In regard to claim 15:
Step 2A Prong 1:
“ performs calculation on the first output parameters and the third partition parameters by the first sub-process” ” is a mental step of data calculation.
“ performs calculation on the second output parameters and the fourth partition parameters by the second sub-process” ” is a mental step of data calculation.
“ and produced a final calculation “is a mental step of data calculation.
Additional Elements
Step 2A Prong 2:
“wherein the first sub-process in the first GPU among the plurality of GPUs and producing third output parameters;” do not integrate the judicial exception into a practical application. These additional elements are merely directed to using a computer as a tool to perform an abstract idea. See MPEP 2106.05(h).
“ wherein the second sub-process in the second GPU among the plurality of GPUs and producing fourth output parameters” do not integrate the judicial exception into a practical application. These additional elements are merely directed to using a computer as a tool to perform an abstract idea. See MPEP 2106.05(h).

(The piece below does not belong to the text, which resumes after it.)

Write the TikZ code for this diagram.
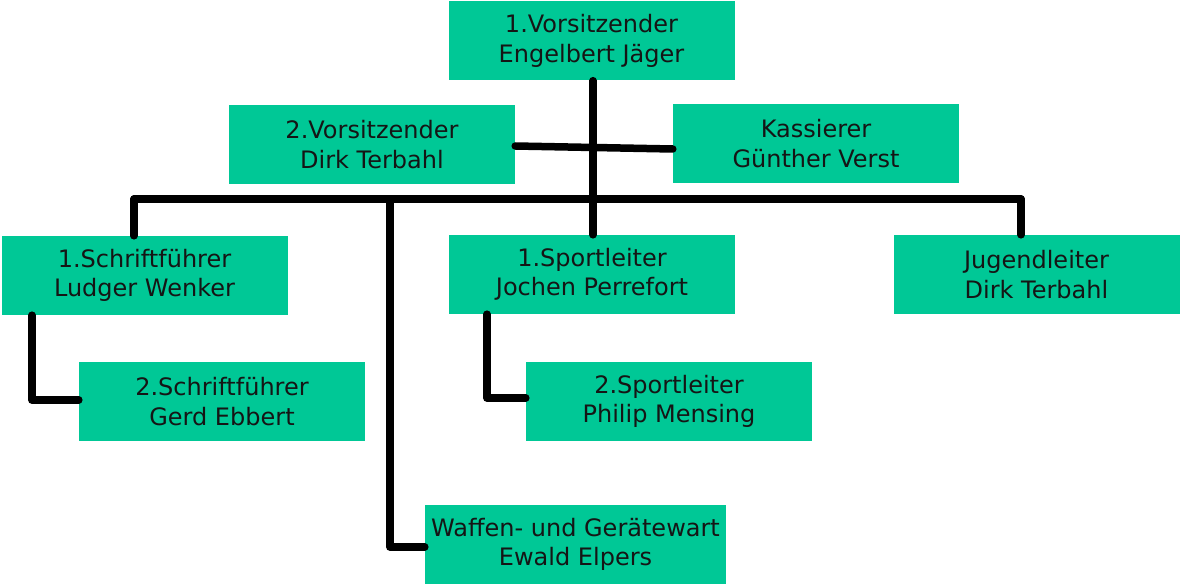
\documentclass[tikz,border=0pt]{standalone}
\usepackage{fontspec}
\setmainfont{DejaVu Sans}
\definecolor{boxgreen}{HTML}{00C896}
\definecolor{txt}{HTML}{151515}
\begin{document}
\begin{tikzpicture}[x=1pt,y=-1pt,
  box/.style={fill=boxgreen,draw=none,minimum width=286pt,minimum height=79pt,inner sep=0pt,align=center,text=txt,font=\fontsize{24}{29.5}\selectfont},
  conn/.style={line width=7.5pt,line cap=round,line join=round}]
\useasboundingbox (0,0) rectangle (1180,585);
\node[box] (v1) at (591.5,41) {1.Vorsitzender\\Engelbert Jäger};
\node[box] (v2) at (372,144.5) {2.Vorsitzender\\Dirk Terbahl};
\node[box] (ka) at (816,143.5) {Kassierer\\Günther Verst};
\node[box] (s1) at (144.5,275.5) {1.Schriftführer\\Ludger Wenker};
\node[box] (sp1) at (592,274.5) {1.Sportleiter\\Jochen Perrefort};
\node[box] (ju) at (1036.5,274.5) {Jugendleiter\\Dirk Terbahl};
\node[box] (s2) at (222,401.5) {2.Schriftführer\\Gerd Ebbert};
\node[box] (sp2) at (669,401.5) {2.Sportleiter\\Philip Mensing};
\node[box,minimum width=301pt] (wa) at (575.5,544.5) {Waffen- und Gerätewart\\Ewald Elpers};
\coordinate (hl) at (134,199);
\coordinate (hr) at (1021,199);
\coordinate (hw) at (390,199);
\draw[conn] (v1.south -| 593,0) -- (sp1.north -| 593,0);
\draw[conn] (v2.east |- 0,146) -- (ka.west |- 0,149);
\draw[conn] (hl) -- (hr);
\draw[conn] (hl) -- (s1.north -| hl);
\draw[conn] (hr) -- (ju.north -| hr);
\draw[conn] (hw) -- (390,547) -- (wa.west |- 0,547);
\draw[conn] (s1.south -| 32,0) -- (32,400) -- (s2.west |- 0,400);
\draw[conn] (sp1.south -| 487,0) -- (487,398) -- (sp2.west |- 0,398);
\end{tikzpicture}
\end{document}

“ produces the third output parameters “ do not integrate the judicial exception into a practical application. These additional elements are merely directed to using a computer as a tool to perform an abstract idea. See MPEP 2106.05(h).
Step 2B:
“wherein the first sub-process in the first GPU among the plurality of GPUs and producing third output parameters;” is directed to a generic computer function and does not amount to significantly more than the judicial exception in the claim. See MPEP 2106.05(h).
““ wherein the second sub-process in the second GPU among the plurality of GPUs and producing fourth output parameters” is directed to a generic computer function and does not amount to significantly more than the judicial exception in the claim. See MPEP 2106.05(h).

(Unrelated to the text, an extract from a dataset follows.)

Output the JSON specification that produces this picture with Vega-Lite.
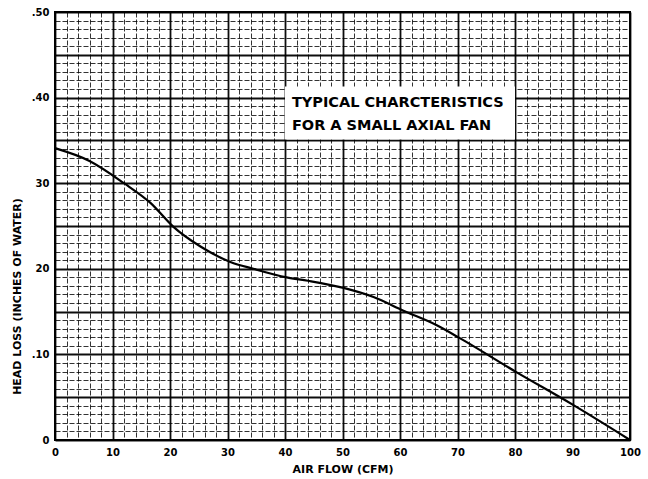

“ produces the third output parameters” is directed to a generic computer function and does not amount to significantly more than the judicial exception in the claim. See MPEP 2106.05(h).
In regard to claim 16:
Step 2A Prong 2:
“ wherein the CPU outputs the calculation result based on the final calculation result:” do not integrate the judicial exception into a practical application. These additional elements are merely directed to using a computer as a tool to perform an abstract idea. See MPEP 2106.05(h).
Step 2B:
“ wherein the CPU outputs the calculation result based on the final calculation result” is directed to a generic computer function and does not amount to significantly more than the judicial exception in the claim. See MPEP 2106.05(h).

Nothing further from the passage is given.